LA is a wonderful and magical place and is the perfect antidote to any persistent new yorkiness.


CK -- Friday, May 8 2009, 09:39 am

I turn into Woody Allen in "Annie Hall" whenever I go to L.A., griping about the cars, the distance, the traffic, the sun . . . Their public transportation is actually fantastic, but nobody takes it. And of course the food is good.

I was having dinner with some friends in Paris last week who had just seen REVOLUTIONARY ROAD, where the characters talk often about running away to Paris (as most hip American expatriates did in the '50s). I asked them where people in Paris want to run away to. They couldn't come up with a place.



Ondy -- Friday, May 8 2009, 09:47 am

Interesting. When I went back to Geneseo for the first time after a few years I felt more melancholy than anything else.


MJL -- Friday, May 8 2009, 10:26 am

For the font buffs: http://shirt.woot.com/

I liked that one. Not enough to actually buy it, but liked it nonetheless.

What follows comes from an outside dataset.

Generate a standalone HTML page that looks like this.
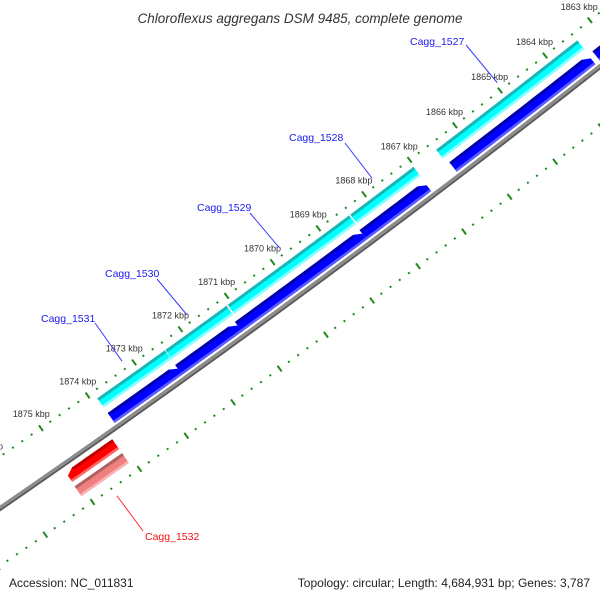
<!DOCTYPE html>
<html><head><meta charset="utf-8">
<style>
html,body{margin:0;padding:0;background:#fff;}
svg{display:block;font-family:"Liberation Sans",sans-serif;}
</style></head>
<body>
<svg id="map" width="600" height="600" viewBox="0 0 600 600" xmlns="http://www.w3.org/2000/svg">
  <rect x="0" y="0" width="600" height="600" fill="#fff"/>
  <g id="layer"></g>
  <text x="300" y="23" text-anchor="middle" font-size="13.5" font-style="italic" fill="#333">Chloroflexus aggregans DSM 9485, complete genome</text>
  <text x="9" y="587" font-size="12" fill="#222">Accession: NC_011831</text>
  <text x="590" y="587" text-anchor="end" font-size="12" fill="#222">Topology: circular; Length: 4,684,931 bp; Genes: 3,787</text>
</svg>
<script>
// ---- data (kbp) ----
const cdsStart = [1873.89, 1872.43, 1871.09, 1868.42, 1866.52];
const cdsEnd   = [1872.43, 1871.09, 1868.42, 1867.02, 1863.39];
const geneStart = [1873.89, 1872.44, 1871.15, 1868.44, 1866.47, 1863.30];
const geneEnd   = [1872.44, 1871.15, 1868.44, 1867.03, 1863.40, 1861.50];
const revGeneStart = [1875.09];
const revGeneEnd   = [1874.09];
const revCdsStart = [1875.10];
const revCdsEnd   = [1874.09];
const tickKbp = [1862,1863,1864,1865,1866,1867,1868,1869,1870,1871,1872,1873,1874,1875,1876,1877];
const tickLabels = ["1862 kbp","1863 kbp","1864 kbp","1865 kbp","1866 kbp","1867 kbp","1868 kbp","1869 kbp","1870 kbp","1871 kbp","1872 kbp","1873 kbp","1874 kbp","1875 kbp","1876 kbp","1877 kbp"];
const featureNames = ["Cagg_1527","Cagg_1528","Cagg_1529","Cagg_1530","Cagg_1531"];
const featureCenters = [1864.955, 1867.72, 1869.755, 1871.76, 1873.16];
const revNames = ["Cagg_1532"];
const revCenters = [1874.59];

// ---- geometry (layout) ----
const R = 11570, CX = -6557, CY = -9025;
const TH0 = Math.atan2(0.805, 0.593);
const PXK = 57.2;
function sOf(k){ return -9.5 - (k - 1870) * PXK; }
function P(k, d){
  const th = TH0 - sOf(k) / R, r = R + d;
  return [CX + r * Math.cos(th), CY + r * Math.sin(th)];
}
const NS = 'http://www.w3.org/2000/svg';
const layer = document.getElementById('layer');
function mk(tag, attrs){
  const e = document.createElementNS(NS, tag);
  for (const a in attrs) e.setAttribute(a, attrs[a]);
  layer.appendChild(e);
  return e;
}
function arcPts(k1, k2, d){
  const pts = [], n = 16;
  for (let i = 0; i <= n; i++){ pts.push(P(k1 + (k2 - k1) * i / n, d)); }
  return pts;
}
function band(k1, k2, d1, d2){
  return arcPts(k1, k2, d1).concat(arcPts(k2, k1, d2));
}
function ptsStr(p){ return p.map(q => q[0].toFixed(2) + ',' + q[1].toFixed(2)).join(' '); }

// arrowAt: 0 none, 1 at k2 end
function bar(k1, k2, d1, d2, cols, arrow, name){
  const dir = k2 > k1 ? 1 : -1;
  const al = 0.14;
  let body2 = arrow ? k2 - dir * al : k2;
  let poly;
  if (arrow){
    poly = arcPts(k1, body2, d1).concat([P(k2, d1 + 4.5), P(k2, d2)]).concat(arcPts(body2, k1, d2).slice(0));
    poly = arcPts(k1, body2, d1).concat([P(k2, d1 + 4.5)]).concat(arcPts(k2, k1, d2));
  } else {
    poly = band(k1, k2, d1, d2);
  }
  const m = mk('polygon', {points: ptsStr(poly), fill: cols[0]});
  
  
  const t = mk('polygon', {points: ptsStr(band(k1, body2, d1, d1 + 3)), fill: cols[1]});
  
  
  const b = mk('polygon', {points: ptsStr(band(k1, arrow ? k2 : k2, d2 - 2.5, d2)), fill: cols[2]});
  
  
}

// backbone
const bb = mk('polyline', {points: ptsStr(arcPts(1878, 1861, 2.2)), fill: 'none', stroke: '#5a5a5a', 'stroke-width': 2});


const bb2 = mk('polyline', {points: ptsStr(arcPts(1878, 1861, -0.3)), fill: 'none', stroke: '#8c8c8c', 'stroke-width': 3});



// ticks
const TU = -42, TL = 48;
for (let i = 0; i <= 80; i++){
  const k = 1861 + i * 0.2;
  const major = (i % 5 === 0);
  [TU, TL].forEach((dd, j) => {
    const h = major ? 3.5 : 1;
    const a = P(k, dd - h), b = P(k, dd + h);
    const ln = mk('line', {x1: a[0], y1: a[1], x2: b[0], y2: b[1], stroke: '#1f8a1f', 'stroke-width': 2});
    
    
  });
}
tickKbp.forEach((k, i) => {
  const p = P(k, -59);
  const t = mk('text', {x: p[0], y: p[1] + 3, 'text-anchor': 'middle', 'font-size': 9, fill: '#333'});
  t.textContent = tickLabels[i];
  
  
});

// features
const CYAN = ['#00ffff', '#1bb5b5', '#8affff'];
const BLUE = ['#0000ff', '#0000a8', '#5a5aff'];
const RED = ['#ff0000', '#c00000', '#ff6666'];
const PINK = ['#f08080', '#b06262', '#f8b4b4'];
cdsStart.forEach((k, i) => bar(k, cdsEnd[i], -34, -23, CYAN, false, 'cds-forward'));
// separators
[1872.43].forEach(k => {
  const a = P(k, -34), b = P(k, -23);
  const l = mk('line', {x1: a[0], y1: a[1], x2: b[0], y2: b[1], stroke: '#aaffff', 'stroke-width': 1});
  
  
});
[1871.09, 1868.42].forEach(k => {
  const a = P(k, -35), b = P(k, -22);
  const l = mk('line', {x1: a[0], y1: a[1], x2: b[0], y2: b[1], stroke: '#fff', 'stroke-width': 1.5});
  
  
});
geneStart.forEach((k, i) => bar(k, geneEnd[i], -16, -4, BLUE, true, 'gene-forward'));
revCdsStart.forEach((k, i) => bar(revCdsEnd[i], k, 25, 37, PINK, false, 'cds-reverse'));
revGeneStart.forEach((k, i) => bar(revGeneEnd[i], k, 8, 20, RED, true, 'gene-reverse'));

// labels
const labelPos = [[410,45,466,45],[289,141,345,143],[197,211,250,213],[105,277,157,279],[41,322,95,323]];
featureNames.forEach((n, i) => {
  const lp = labelPos[i], e = P(featureCenters[i], -50);
  const l = mk('line', {x1: lp[2], y1: lp[3], x2: e[0], y2: e[1], stroke: '#3a3aff', 'stroke-width': 1});
  
  
  const t = mk('text', {x: lp[0], y: lp[1], 'font-size': 10.5, fill: '#1a1aee'});
  t.textContent = n;
  
  
});
revNames.forEach((n, i) => {
  const e = P(revCenters[i], 57);
  const l = mk('line', {x1: e[0], y1: e[1], x2: 143, y2: 531, stroke: '#ff3030', 'stroke-width': 1});
  
  
  const t = mk('text', {x: 145, y: 540, 'font-size': 10.5, fill: '#ee1111'});
  t.textContent = n;
  
  
});
</script>
</body></html>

Joe B -- Friday, May 8 2009, 11:50 am

I just thought it was funny that the guys would spend all this time in New York and dream of anywhere else. Actually we never heard Lissa say it, and Pete has no ambition in general that we know of. If I had to live in California, San Francisco might work for me, but it's kind of small.

Still just three years out of ND? Reminds me of J Jacques saying all of QC so far has been about 6 months for the characters.


ad -- Friday, May 8 2009, 12:51 pm

I thoroughly believe that California is trying to kill the people who live there - earthquakes, wildfires, mudslides, smog, the possibility for tsunamis, etc.